--- Start DATASET CONTENT ---

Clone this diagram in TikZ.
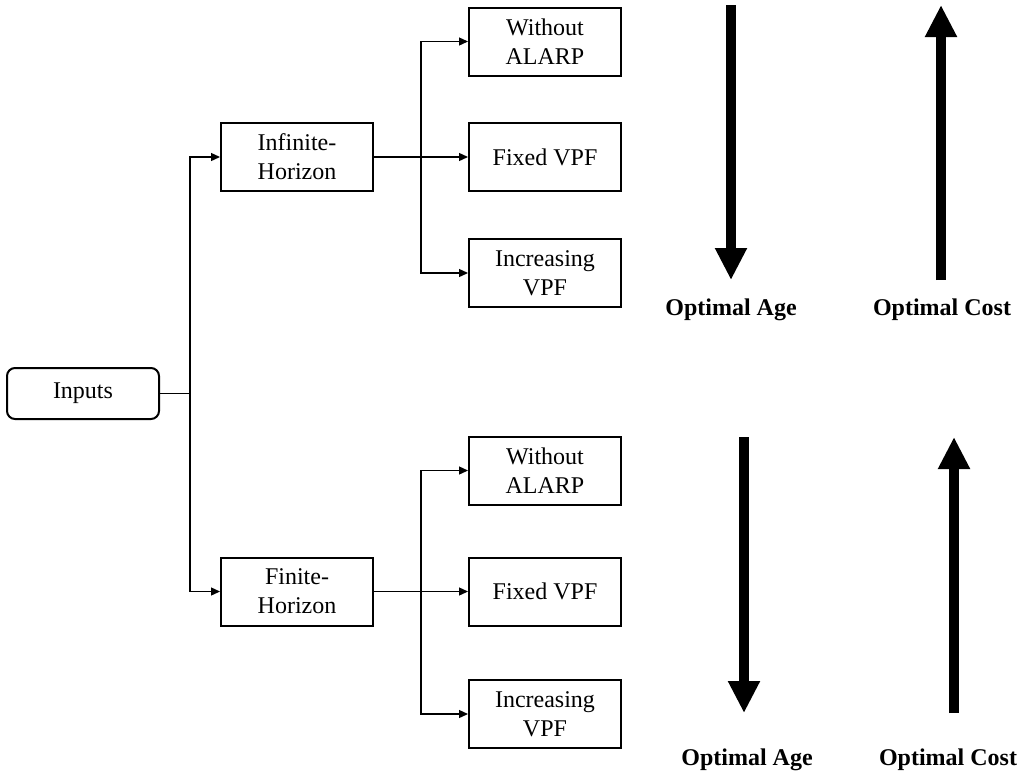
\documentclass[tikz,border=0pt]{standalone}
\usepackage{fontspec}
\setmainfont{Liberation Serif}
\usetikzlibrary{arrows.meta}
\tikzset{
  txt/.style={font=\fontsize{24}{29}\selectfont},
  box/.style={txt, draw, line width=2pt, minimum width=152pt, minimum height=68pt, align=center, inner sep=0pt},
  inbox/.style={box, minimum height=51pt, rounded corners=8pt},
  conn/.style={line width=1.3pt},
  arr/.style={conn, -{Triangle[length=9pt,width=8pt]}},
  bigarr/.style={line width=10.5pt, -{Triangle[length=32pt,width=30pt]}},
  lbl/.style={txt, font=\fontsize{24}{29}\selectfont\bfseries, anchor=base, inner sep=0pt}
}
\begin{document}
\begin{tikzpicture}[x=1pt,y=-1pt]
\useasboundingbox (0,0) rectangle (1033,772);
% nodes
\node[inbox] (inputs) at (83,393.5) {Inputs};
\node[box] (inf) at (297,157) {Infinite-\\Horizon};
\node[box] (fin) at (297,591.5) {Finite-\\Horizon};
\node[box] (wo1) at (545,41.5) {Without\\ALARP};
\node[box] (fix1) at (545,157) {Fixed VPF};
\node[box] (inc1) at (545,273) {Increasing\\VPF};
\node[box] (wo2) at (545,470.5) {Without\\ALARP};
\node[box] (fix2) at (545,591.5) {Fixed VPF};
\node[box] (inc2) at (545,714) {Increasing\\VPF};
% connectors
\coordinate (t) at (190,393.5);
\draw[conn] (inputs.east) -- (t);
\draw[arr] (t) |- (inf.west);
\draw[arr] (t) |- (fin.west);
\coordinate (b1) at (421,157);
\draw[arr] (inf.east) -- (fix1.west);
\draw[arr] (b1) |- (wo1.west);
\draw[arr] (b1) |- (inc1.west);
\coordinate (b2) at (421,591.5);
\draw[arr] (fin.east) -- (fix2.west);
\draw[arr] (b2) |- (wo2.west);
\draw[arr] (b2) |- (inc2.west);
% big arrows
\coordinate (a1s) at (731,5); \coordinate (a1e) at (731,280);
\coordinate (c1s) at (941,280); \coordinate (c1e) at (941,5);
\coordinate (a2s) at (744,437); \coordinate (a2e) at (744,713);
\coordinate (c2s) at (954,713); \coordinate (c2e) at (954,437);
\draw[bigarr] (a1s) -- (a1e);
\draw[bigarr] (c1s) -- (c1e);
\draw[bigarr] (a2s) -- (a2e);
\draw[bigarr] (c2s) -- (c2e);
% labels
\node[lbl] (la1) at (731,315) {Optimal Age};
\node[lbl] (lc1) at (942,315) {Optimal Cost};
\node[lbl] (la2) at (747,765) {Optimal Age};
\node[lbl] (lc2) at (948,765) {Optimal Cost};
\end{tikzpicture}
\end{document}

--- End DATASET CONTENT ---

* TASK STATEMENT:
Omit any images, then output the listing exactly.

* EXPECTED OUTPUT:
Clone this diagram in TikZ.
\documentclass[tikz,border=0pt]{standalone}
\usepackage{fontspec}
\setmainfont{Liberation Serif}
\usetikzlibrary{arrows.meta}
\tikzset{
  txt/.style={font=\fontsize{24}{29}\selectfont},
  box/.style={txt, draw, line width=2pt, minimum width=152pt, minimum height=68pt, align=center, inner sep=0pt},
  inbox/.style={box, minimum height=51pt, rounded corners=8pt},
  conn/.style={line width=1.3pt},
  arr/.style={conn, -{Triangle[length=9pt,width=8pt]}},
  bigarr/.style={line width=10.5pt, -{Triangle[length=32pt,width=30pt]}},
  lbl/.style={txt, font=\fontsize{24}{29}\selectfont\bfseries, anchor=base, inner sep=0pt}
}
\begin{document}
\begin{tikzpicture}[x=1pt,y=-1pt]
\useasboundingbox (0,0) rectangle (1033,772);
% nodes
\node[inbox] (inputs) at (83,393.5) {Inputs};
\node[box] (inf) at (297,157) {Infinite-\\Horizon};
\node[box] (fin) at (297,591.5) {Finite-\\Horizon};
\node[box] (wo1) at (545,41.5) {Without\\ALARP};
\node[box] (fix1) at (545,157) {Fixed VPF};
\node[box] (inc1) at (545,273) {Increasing\\VPF};
\node[box] (wo2) at (545,470.5) {Without\\ALARP};
\node[box] (fix2) at (545,591.5) {Fixed VPF};
\node[box] (inc2) at (545,714) {Increasing\\VPF};
% connectors
\coordinate (t) at (190,393.5);
\draw[conn] (inputs.east) -- (t);
\draw[arr] (t) |- (inf.west);
\draw[arr] (t) |- (fin.west);
\coordinate (b1) at (421,157);
\draw[arr] (inf.east) -- (fix1.west);
\draw[arr] (b1) |- (wo1.west);
\draw[arr] (b1) |- (inc1.west);
\coordinate (b2) at (421,591.5);
\draw[arr] (fin.east) -- (fix2.west);
\draw[arr] (b2) |- (wo2.west);
\draw[arr] (b2) |- (inc2.west);
% big arrows
\coordinate (a1s) at (731,5); \coordinate (a1e) at (731,280);
\coordinate (c1s) at (941,280); \coordinate (c1e) at (941,5);
\coordinate (a2s) at (744,437); \coordinate (a2e) at (744,713);
\coordinate (c2s) at (954,713); \coordinate (c2e) at (954,437);
\draw[bigarr] (a1s) -- (a1e);
\draw[bigarr] (c1s) -- (c1e);
\draw[bigarr] (a2s) -- (a2e);
\draw[bigarr] (c2s) -- (c2e);
% labels
\node[lbl] (la1) at (731,315) {Optimal Age};
\node[lbl] (lc1) at (942,315) {Optimal Cost};
\node[lbl] (la2) at (747,765) {Optimal Age};
\node[lbl] (lc2) at (948,765) {Optimal Cost};
\end{tikzpicture}
\end{document}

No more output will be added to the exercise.